Lastly, we visualize the results found

#Visualize filtered majors based on the key words
majors_data_or_stats
##   FOD1P                                         Major          Major_Category
## 1  6212 MANAGEMENT INFORMATION SYSTEMS AND STATISTICS                Business
## 2  2101      COMPUTER PROGRAMMING AND DATA PROCESSING Computers & Mathematics
## 3  3702               STATISTICS AND DECISION SCIENCE Computers & Mathematics

Exercise 2

Write code that transforms the data below:

[1] “bell pepper” “bilberry” “blackberry” “blood orange”

[5] “blueberry” “cantaloupe” “chili pepper” “cloudberry”

[9] “elderberry” “lime” “lychee” “mulberry”

[13] “olive” “salal berry”

Into a format like this:

c(“bell pepper”, “bilberry”, “blackberry”, “blood orange”, “blueberry”, “cantaloupe”, “chili pepper”, “cloudberry”, “elderberry”, “lime”, “lychee”, “mulberry”, “olive”, “salal berry”)

In this case, first we have to group the data provided into a group we’ll call fruits

fruits <- c(
  "bell pepper", "bilberry", "blackberry", "blood orange", 
  "blueberry", "cantaloupe", "chili pepper", "cloudberry",  
  "elderberry", "lime", "lychee", "mulberry",    
  "olive", "salal berry"
)

There is a function cat() that would print all the words into a single string, but would not separate them in the desired format

cat(fruits)
## bell pepper bilberry blackberry blood orange blueberry cantaloupe chili pepper cloudberry elderberry lime lychee mulberry olive salal berry

To get around this we’ll use the paste() function, that concatenates all elements of a vector, in addition with ShQuote() function that adds quotes around each element so the result can look like “bell pepper”. For the paste() function, we’ll use collapse=“,” so that each element is separated by a comma.

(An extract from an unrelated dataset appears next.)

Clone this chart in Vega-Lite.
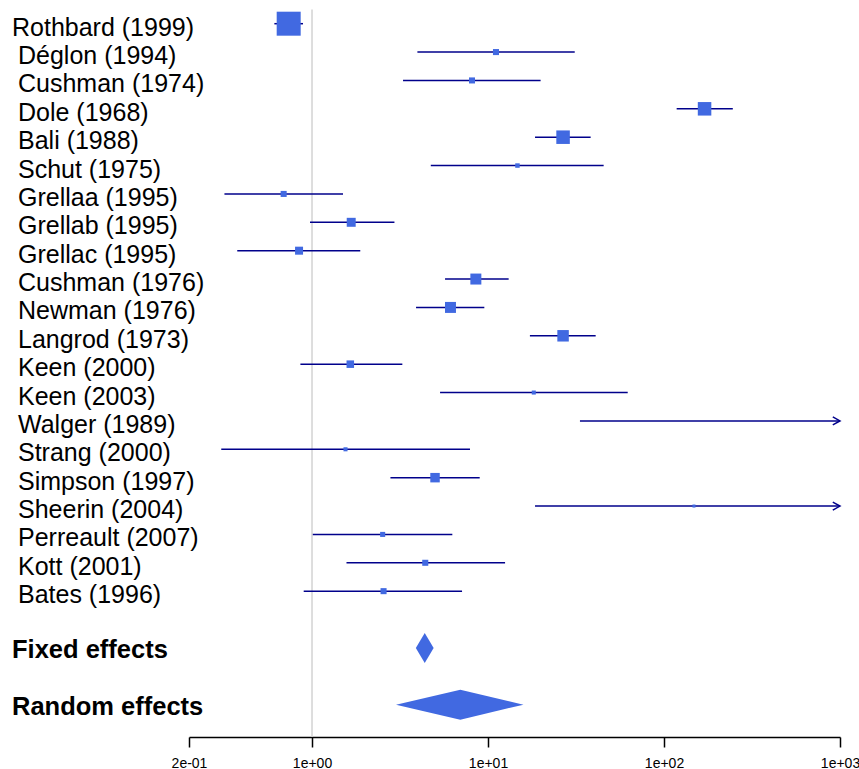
{
  "$schema": "https://vega.github.io/schema/vega-lite/v6.json",
  "padding": {"left": 12, "top": 0, "right": 0, "bottom": 0},
  "background": "white",
  "config": {"view": {"stroke": null}, "font": "Liberation Sans"},
  "datasets": {
    "studies": [
      {"row": 1, "label": "Rothbard (1999)", "est": 0.737, "lo": 0.611, "hi": 0.889, "weight": 31.5},
      {"row": 2, "label": "Déglon (1994)", "est": 11.1, "lo": 3.97, "hi": 31.1, "weight": 2.0},
      {"row": 3, "label": "Cushman (1974)", "est": 8.11, "lo": 3.29, "hi": 19.9, "weight": 2.0},
      {"row": 4, "label": "Dole (1968)", "est": 170, "lo": 118, "hi": 246, "weight": 10.0},
      {"row": 5, "label": "Bali (1988)", "est": 26.7, "lo": 18.5, "hi": 38.3, "weight": 10.0},
      {"row": 6, "label": "Schut (1975)", "est": 14.7, "lo": 4.73, "hi": 45.4, "weight": 1.1},
      {"row": 7, "label": "Grellaa (1995)", "est": 0.69, "lo": 0.318, "hi": 1.5, "weight": 2.0},
      {"row": 8, "label": "Grellab (1995)", "est": 1.67, "lo": 0.974, "hi": 2.94, "weight": 4.4},
      {"row": 9, "label": "Grellac (1995)", "est": 0.844, "lo": 0.376, "hi": 1.88, "weight": 3.5},
      {"row": 10, "label": "Cushman (1976)", "est": 8.53, "lo": 5.7, "hi": 13.1, "weight": 6.6},
      {"row": 11, "label": "Newman (1976)", "est": 6.12, "lo": 3.9, "hi": 9.53, "weight": 6.6},
      {"row": 12, "label": "Langrod (1973)", "est": 26.7, "lo": 17.3, "hi": 40.9, "weight": 7.2},
      {"row": 13, "label": "Keen (2000)", "est": 1.65, "lo": 0.859, "hi": 3.26, "weight": 3.1},
      {"row": 14, "label": "Keen (2003)", "est": 18.2, "lo": 5.34, "hi": 62.2, "weight": 0.9},
      {"row": 15, "label": "Walger (1989)", "est": 1500, "lo": 33.3, "hi": 67600, "weight": 0.2},
      {"row": 16, "label": "Strang (2000)", "est": 1.55, "lo": 0.305, "hi": 7.9, "weight": 0.9},
      {"row": 17, "label": "Simpson (1997)", "est": 5.0, "lo": 2.79, "hi": 8.97, "weight": 4.9},
      {"row": 18, "label": "Sheerin (2004)", "est": 148, "lo": 18.5, "hi": 1184, "weight": 0.5},
      {"row": 19, "label": "Perreault (2007)", "est": 2.52, "lo": 1.01, "hi": 6.27, "weight": 1.4},
      {"row": 20, "label": "Kott (2001)", "est": 4.4, "lo": 1.57, "hi": 12.5, "weight": 2.0},
      {"row": 21, "label": "Bates (1996)", "est": 2.55, "lo": 0.897, "hi": 7.12, "weight": 2.0}
    ],
    "summary": [
      {"row": 23, "label": "Fixed effects", "est": 4.37, "lo": 3.89, "hi": 4.91},
      {"row": 25, "label": "Random effects", "est": 6.96, "lo": 3.0, "hi": 15.9}
    ]
  },
  "spacing": 0,
  "bounds": "flush",
  "hconcat": [
    {
      "width": 177,
      "height": 737,
      "layer": [
        {
          "data": {"name": "studies"},
          "transform": [{"filter": "datum.row == 1"}],
          "mark": {"type": "text", "align": "left", "baseline": "alphabetic", "dy": 12, "fontSize": 25, "color": "black"},
          "encoding": {
            "x": {"datum": 0, "type": "quantitative", "scale": {"domain": [0, 1], "nice": false}, "axis": null},
            "y": {"field": "row", "type": "quantitative", "scale": {"domain": [0.165, 26.14], "reverse": true, "nice": false, "zero": false}, "axis": null},
            "text": {"field": "label"}
          }
        },
        {
          "data": {"name": "studies"},
          "transform": [{"filter": "datum.row > 1"}],
          "mark": {"type": "text", "align": "left", "baseline": "alphabetic", "dx": 6, "dy": 12, "fontSize": 25, "color": "black"},
          "encoding": {
            "x": {"datum": 0, "type": "quantitative"},
            "y": {"field": "row", "type": "quantitative"},
            "text": {"field": "label"}
          }
        },
        {
          "data": {"name": "summary"},
          "mark": {"type": "text", "align": "left", "baseline": "alphabetic", "dy": 10.5, "fontSize": 25.5, "fontWeight": "bold", "color": "black"},
          "encoding": {
            "x": {"datum": 0, "type": "quantitative"},
            "y": {"field": "row", "type": "quantitative"},
            "text": {"field": "label"}
          }
        }
      ]
    },
    {
      "width": 651,
      "height": 737,
      "layer": [
        {
          "data": {"values": [{"ref": 1}]},
          "mark": {"type": "rule", "color": "#d3d3d3", "strokeWidth": 1.5},
          "encoding": {
            "x": {
              "field": "ref", "type": "quantitative",
              "scale": {"type": "log", "domain": [0.2, 1000], "nice": false},
              "axis": {
                "values": [0.2, 1, 10, 100, 1000],
                "labelExpr": "datum.value < 0.5 ? '2e-01' : datum.value < 5 ? '1e+00' : datum.value < 50 ? '1e+01' : datum.value < 500 ? '1e+02' : '1e+03'",
                "title": null, "grid": false,
                "domainColor": "black", "domainWidth": 1.5,
                "tickColor": "black", "tickWidth": 1.5, "tickSize": 10,
                "labelFontSize": 14, "labelColor": "black", "labelPadding": 9,
                "labelFlush": false, "labelOverlap": false
              }
            },
            "y": {"datum": 0.5, "type": "quantitative", "scale": {"domain": [0.165, 26.14], "reverse": true, "nice": false, "zero": false}, "axis": null},
            "y2": {"datum": 26.14}
          }
        },
        {
          "data": {"name": "studies"},
          "mark": {"type": "rule", "color": "#00008b", "strokeWidth": 1.5, "clip": true},
          "encoding": {
            "x": {"field": "lo", "type": "quantitative"},
            "x2": {"field": "hi"},
            "y": {"field": "row", "type": "quantitative"}
          }
        },
        {
          "data": {"name": "studies"},
          "transform": [{"filter": "datum.hi > 1000"}],
          "mark": {"type": "point", "shape": "M-1.8,-1L0,0L-1.8,1", "filled": false, "stroke": "#00008b", "strokeWidth": 1.5, "size": 64, "opacity": 1},
          "encoding": {
            "x": {"datum": 1000, "type": "quantitative"},
            "y": {"field": "row", "type": "quantitative"}
          }
        },
        {
          "data": {"name": "studies"},
          "mark": {"type": "point", "shape": "square", "filled": true, "color": "#4169e1", "opacity": 1, "clip": true},
          "encoding": {
            "x": {"field": "est", "type": "quantitative"},
            "y": {"field": "row", "type": "quantitative"},
            "size": {"field": "weight", "type": "quantitative", "scale": {"type": "linear", "domain": [0, 31.5], "range": [0, 576]}, "legend": null}
          }
        },
        {
          "data": {"name": "summary"},
          "transform": [{"fold": ["lo", "est", "hi"], "as": ["vertex", "xval"]}],
          "mark": {"type": "area", "color": "#4169e1", "opacity": 1,
                   "yOffset": {"expr": "datum.vertex == 'est' ? -15 : 0"},
                   "y2Offset": {"expr": "datum.vertex == 'est' ? 15 : 0"}},
          "encoding": {
            "x": {"field": "xval", "type": "quantitative"},
            "y": {"field": "row", "type": "quantitative"},
            "y2": {"field": "row"},
            "detail": {"field": "label"}
          }
        }
      ]
    }
  ]
}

fruits_format <- paste(shQuote(fruits), collapse = ", ")

Putting all of that together, and the using the cat() function to create a single string we’ll have:

cat(fruits_format)
## "bell pepper", "bilberry", "blackberry", "blood orange", "blueberry", "cantaloupe", "chili pepper", "cloudberry", "elderberry", "lime", "lychee", "mulberry", "olive", "salal berry"

Now, if we are being very literal with the prompt given (or maybe just for fun) and we want to include the c ( ) in the final result to be visualized we can use the paste function one more time.

fruits_c_format <- paste("c(", fruits_format, ")")

And then we visualize that:

cat(fruits_c_format)
## c( "bell pepper", "bilberry", "blackberry", "blood orange", "blueberry", "cantaloupe", "chili pepper", "cloudberry", "elderberry", "lime", "lychee", "mulberry", "olive", "salal berry" )

Exercise 3

Describe, in words, what these expressions will match:

First expression: (.)\1\1 Second expression: “(.)(.)\2\1” Third expression: (..)\1 Fourth expression: “(.).\1.\1” Fifth expression: “(.)(.)(.).*\3\2\1” ——————

  1. The first expression (.)\1\1 matches any character in a string that is repeated 3 times consecutively. For example, if a string is Caaamp, it would return “aaa”

  2. The second expression “(.)(.)\2\1” matches a string with 4 characters, where the first and second symbol can really be anything, and the last 2 symbols must mirror the first 2 symbols. For exmaple, it would match a string “hggh”, or “7777”.

  3. The third expression (..)\1 matches any two characters repeated consecutively. For example, it would match a string “anan” in Banana, or “coco” in coconut

  4. The fourth expression “(.).\1.\1” matches a five character string where the first, third and fifth characters are the same. For example ababa, or 15161.

  5. The fifth expression “(.)(.)(.).*\3\2\1” matches a string where the first 3 symbols are mirrored later in reverse. For example abcdoncba.

Exercise 4

Construct regular expressions to match words that:

For this section stringr is needed

install.packages(“stringr”)

library(stringr)

  1. Matching words that start and end with the same character:

Given that ^ selects the start of the string, (.) captures any character as the first character, .* matches any sequence of characters, “\1” refers to the first captured character, and $ denotes the end of the string.

An example of using the expression: “^(.)((.*\1\()|\\1?\))”

start_end <- c("radar", "gym", "level", "test", "coffee")

str_subset(start_end, "^(.)((.*\\1$)|\\1?$)")
## [1] "radar" "level" "test"
  1. To match words containing a repeated pair of letters:

Using A-Za-z ensures that upper or lower case are matched anyway.

example <- c("church", "hello", "london", "test", "refer", "success", "chacha")

#A-Za-z is used twice to represent the pair of consecutive letters. Then the expression
# *\\1 is used like in the previous exercises.
str_subset(example, "([A-Za-z][A-Za-z]).*\\1")
## [1] "church" "london" "chacha"
  1. To match words that contain one letter repeated in at least 3 places:

Putting together regular expresions from previous exercises we can start with A-Za-z, then use .* to match any sequence of character, and then use \1 to reference the first captured group of A-Za-z, which would look like:

example <- c("church", "hello", "london", "Banana", "refer", "success", "chacha")
str_subset(example, "([A-Za-z]).*\\1.*\\1")
## [1] "Banana"  "success"